Check this link: http://theory.stanford.edu/~amitp/GameProgramming/Heuristics.html
In order to assist in determining your implementation error, we will need details on both your metric, and your heuristic.
Update:
OP's metric function is 10 for an orthogonal move, and 14 for a diagonal move.
OP's heuristic only considers orthogonal moves, and so is "inadmissible"; it overestimates by ignoring the cheaper diagonal moves.
The only cost to an overly conservative heuristic is that additional nodes are visited before finding the minimum path; the cost of an overly aggressive heuristic is a non-optimal path possibl e being returned. OP should use a heuristic of:
7 * (deltaX + deltaY)
which is a very slight underestimate on the possibility of a direct diagonal path, and so should also be performant.
Update #2:
To really squeeze out performance, this is close to an optimum while still being very fast:
7 * min(deltaX,deltaY) + 10 * ( max(deltaX,deltaY) -
min(deltaX,deltaY) )
Update #3:
The 7 above is derived from 14/2, where 14 is the diagonal cost in the metric.
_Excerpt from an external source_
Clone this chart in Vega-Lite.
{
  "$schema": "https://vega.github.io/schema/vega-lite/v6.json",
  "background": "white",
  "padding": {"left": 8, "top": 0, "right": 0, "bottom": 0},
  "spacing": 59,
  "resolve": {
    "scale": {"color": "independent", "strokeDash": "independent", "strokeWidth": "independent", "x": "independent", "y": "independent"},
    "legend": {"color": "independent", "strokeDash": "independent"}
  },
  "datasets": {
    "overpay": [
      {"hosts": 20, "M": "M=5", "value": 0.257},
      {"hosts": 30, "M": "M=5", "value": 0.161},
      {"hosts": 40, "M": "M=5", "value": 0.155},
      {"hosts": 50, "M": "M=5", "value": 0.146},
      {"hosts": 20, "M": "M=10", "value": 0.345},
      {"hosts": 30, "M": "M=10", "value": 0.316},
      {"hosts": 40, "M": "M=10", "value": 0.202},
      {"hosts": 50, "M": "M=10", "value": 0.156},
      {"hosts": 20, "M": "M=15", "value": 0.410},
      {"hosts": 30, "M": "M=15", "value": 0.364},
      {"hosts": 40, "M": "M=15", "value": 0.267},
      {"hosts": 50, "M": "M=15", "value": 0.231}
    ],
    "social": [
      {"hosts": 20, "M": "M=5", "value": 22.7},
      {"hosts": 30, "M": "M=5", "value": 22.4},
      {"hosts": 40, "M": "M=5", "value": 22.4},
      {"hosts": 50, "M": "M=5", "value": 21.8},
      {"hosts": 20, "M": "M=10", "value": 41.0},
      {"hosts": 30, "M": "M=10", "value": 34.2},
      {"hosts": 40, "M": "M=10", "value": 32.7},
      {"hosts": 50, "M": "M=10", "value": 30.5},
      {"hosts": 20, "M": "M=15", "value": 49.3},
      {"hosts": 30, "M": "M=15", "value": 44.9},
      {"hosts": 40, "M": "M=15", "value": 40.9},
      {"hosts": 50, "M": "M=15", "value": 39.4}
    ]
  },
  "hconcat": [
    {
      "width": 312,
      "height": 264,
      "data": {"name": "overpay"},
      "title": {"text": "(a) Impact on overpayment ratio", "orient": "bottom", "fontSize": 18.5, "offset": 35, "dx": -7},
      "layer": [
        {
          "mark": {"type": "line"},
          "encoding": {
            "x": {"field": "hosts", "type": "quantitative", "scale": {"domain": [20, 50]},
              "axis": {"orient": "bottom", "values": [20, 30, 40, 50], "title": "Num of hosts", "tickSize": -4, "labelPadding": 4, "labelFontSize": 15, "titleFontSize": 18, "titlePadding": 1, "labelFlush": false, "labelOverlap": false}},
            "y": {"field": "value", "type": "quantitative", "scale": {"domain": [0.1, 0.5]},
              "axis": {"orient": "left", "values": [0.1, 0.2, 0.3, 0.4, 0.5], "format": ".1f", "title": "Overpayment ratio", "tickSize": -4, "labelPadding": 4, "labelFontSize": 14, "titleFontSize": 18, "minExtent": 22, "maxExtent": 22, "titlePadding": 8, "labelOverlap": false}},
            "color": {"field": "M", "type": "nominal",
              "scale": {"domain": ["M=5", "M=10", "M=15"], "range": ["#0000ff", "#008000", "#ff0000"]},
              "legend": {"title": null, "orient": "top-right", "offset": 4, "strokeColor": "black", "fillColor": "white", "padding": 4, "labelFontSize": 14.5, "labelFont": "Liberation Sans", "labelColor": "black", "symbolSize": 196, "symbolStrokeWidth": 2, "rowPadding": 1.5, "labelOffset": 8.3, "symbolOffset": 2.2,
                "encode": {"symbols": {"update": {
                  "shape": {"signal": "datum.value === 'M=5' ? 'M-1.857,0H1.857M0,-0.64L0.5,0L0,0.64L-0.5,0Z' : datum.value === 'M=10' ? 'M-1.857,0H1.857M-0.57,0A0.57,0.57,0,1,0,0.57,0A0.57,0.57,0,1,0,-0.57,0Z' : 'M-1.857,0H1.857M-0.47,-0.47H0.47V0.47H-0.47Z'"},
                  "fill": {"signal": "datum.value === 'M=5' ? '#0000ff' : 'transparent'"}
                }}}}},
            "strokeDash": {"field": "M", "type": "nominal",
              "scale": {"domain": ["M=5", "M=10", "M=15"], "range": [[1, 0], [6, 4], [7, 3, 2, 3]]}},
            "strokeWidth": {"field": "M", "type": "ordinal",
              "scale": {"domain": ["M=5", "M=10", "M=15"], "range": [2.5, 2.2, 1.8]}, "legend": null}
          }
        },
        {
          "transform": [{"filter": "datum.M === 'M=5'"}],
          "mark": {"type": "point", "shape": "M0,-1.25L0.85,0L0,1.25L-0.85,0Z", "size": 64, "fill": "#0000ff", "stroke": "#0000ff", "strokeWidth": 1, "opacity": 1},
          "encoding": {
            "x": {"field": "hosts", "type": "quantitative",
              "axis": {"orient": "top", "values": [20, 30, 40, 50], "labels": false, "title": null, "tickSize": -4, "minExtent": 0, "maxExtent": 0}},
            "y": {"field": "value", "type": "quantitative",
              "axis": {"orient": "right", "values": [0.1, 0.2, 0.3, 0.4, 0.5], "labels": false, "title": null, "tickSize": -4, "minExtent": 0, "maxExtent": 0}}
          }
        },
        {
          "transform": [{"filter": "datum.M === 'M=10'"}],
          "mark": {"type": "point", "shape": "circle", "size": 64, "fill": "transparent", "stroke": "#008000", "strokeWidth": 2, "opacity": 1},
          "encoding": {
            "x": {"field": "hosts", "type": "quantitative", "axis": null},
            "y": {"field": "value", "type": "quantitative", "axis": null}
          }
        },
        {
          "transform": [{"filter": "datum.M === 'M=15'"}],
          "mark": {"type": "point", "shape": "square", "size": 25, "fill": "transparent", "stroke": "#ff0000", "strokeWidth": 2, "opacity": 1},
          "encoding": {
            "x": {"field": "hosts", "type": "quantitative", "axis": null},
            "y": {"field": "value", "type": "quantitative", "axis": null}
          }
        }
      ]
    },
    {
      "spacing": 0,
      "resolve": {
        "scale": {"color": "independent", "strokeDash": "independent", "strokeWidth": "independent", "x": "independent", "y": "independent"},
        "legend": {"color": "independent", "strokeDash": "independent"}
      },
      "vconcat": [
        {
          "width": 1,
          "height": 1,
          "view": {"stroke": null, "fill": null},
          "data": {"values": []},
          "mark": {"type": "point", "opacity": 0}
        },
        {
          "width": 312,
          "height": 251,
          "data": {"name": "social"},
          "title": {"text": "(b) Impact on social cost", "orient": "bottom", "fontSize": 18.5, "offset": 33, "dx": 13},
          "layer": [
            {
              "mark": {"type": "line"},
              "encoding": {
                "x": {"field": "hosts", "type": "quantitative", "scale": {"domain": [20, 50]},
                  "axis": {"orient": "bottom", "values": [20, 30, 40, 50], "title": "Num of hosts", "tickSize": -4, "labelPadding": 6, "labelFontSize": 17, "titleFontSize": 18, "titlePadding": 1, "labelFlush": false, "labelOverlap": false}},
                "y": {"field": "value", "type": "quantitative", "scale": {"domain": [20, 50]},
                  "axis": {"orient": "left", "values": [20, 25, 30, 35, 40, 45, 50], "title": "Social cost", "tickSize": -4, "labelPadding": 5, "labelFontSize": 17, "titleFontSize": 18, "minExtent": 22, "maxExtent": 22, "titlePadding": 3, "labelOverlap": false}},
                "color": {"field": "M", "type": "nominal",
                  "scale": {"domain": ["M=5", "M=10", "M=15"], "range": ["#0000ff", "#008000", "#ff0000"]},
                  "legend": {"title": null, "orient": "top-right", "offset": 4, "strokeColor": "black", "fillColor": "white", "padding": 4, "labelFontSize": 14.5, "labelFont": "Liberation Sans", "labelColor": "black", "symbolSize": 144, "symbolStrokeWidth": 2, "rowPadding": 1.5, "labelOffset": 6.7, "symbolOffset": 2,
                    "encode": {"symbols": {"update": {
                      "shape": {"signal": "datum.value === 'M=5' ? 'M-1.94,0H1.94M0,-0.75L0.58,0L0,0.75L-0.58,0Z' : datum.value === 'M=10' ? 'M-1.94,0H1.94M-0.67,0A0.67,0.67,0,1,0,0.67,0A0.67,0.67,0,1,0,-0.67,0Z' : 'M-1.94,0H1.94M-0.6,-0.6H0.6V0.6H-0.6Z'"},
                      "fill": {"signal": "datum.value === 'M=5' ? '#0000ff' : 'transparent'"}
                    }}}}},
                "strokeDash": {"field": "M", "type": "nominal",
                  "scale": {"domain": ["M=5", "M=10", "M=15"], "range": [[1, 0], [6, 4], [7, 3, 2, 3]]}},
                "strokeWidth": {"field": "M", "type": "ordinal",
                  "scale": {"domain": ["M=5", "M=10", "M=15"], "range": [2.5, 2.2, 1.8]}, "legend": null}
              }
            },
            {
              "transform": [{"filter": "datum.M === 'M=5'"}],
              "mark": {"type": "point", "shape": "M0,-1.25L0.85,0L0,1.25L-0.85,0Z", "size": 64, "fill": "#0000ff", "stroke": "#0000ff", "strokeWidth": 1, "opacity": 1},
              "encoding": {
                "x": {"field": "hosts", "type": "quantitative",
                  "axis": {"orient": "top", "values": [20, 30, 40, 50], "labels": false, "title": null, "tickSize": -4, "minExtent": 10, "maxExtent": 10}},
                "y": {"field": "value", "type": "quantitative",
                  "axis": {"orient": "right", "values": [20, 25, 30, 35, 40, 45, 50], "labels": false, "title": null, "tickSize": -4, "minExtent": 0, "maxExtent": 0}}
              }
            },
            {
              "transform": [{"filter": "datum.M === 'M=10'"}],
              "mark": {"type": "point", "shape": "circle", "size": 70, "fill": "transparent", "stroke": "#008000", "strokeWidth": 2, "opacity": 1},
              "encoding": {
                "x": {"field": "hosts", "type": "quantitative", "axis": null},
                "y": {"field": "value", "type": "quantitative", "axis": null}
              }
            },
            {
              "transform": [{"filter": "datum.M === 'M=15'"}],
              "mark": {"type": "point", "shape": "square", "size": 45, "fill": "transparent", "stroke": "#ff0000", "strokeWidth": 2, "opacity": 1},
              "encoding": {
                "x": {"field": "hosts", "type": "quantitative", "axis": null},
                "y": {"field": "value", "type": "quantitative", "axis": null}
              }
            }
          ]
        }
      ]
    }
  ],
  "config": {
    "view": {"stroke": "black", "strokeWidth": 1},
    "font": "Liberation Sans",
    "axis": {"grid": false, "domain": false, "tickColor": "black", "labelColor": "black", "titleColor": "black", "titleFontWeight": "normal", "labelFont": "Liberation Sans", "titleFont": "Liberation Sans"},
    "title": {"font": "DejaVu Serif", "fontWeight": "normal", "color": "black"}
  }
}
Only your heuristic changes; the metric is "a business rule" and drives all the rest. If you are interested on A-star for a hexagonal grid, check out my project here: http://hexgridutilities.codeplex.com/
Update #4 (on performance):
My impression of A-star is that it staggers between regions of O(N^2) performance and areas of almost O(N) performance. But this is so dependent on the grid or graph, the obstacle placement, and the start and end points, that it is hard to generalize. For grids and graphs of known particular shapes or flavours there are a variety of more efficient algorithms, but they often get more complicated as well; TANSTAAFL.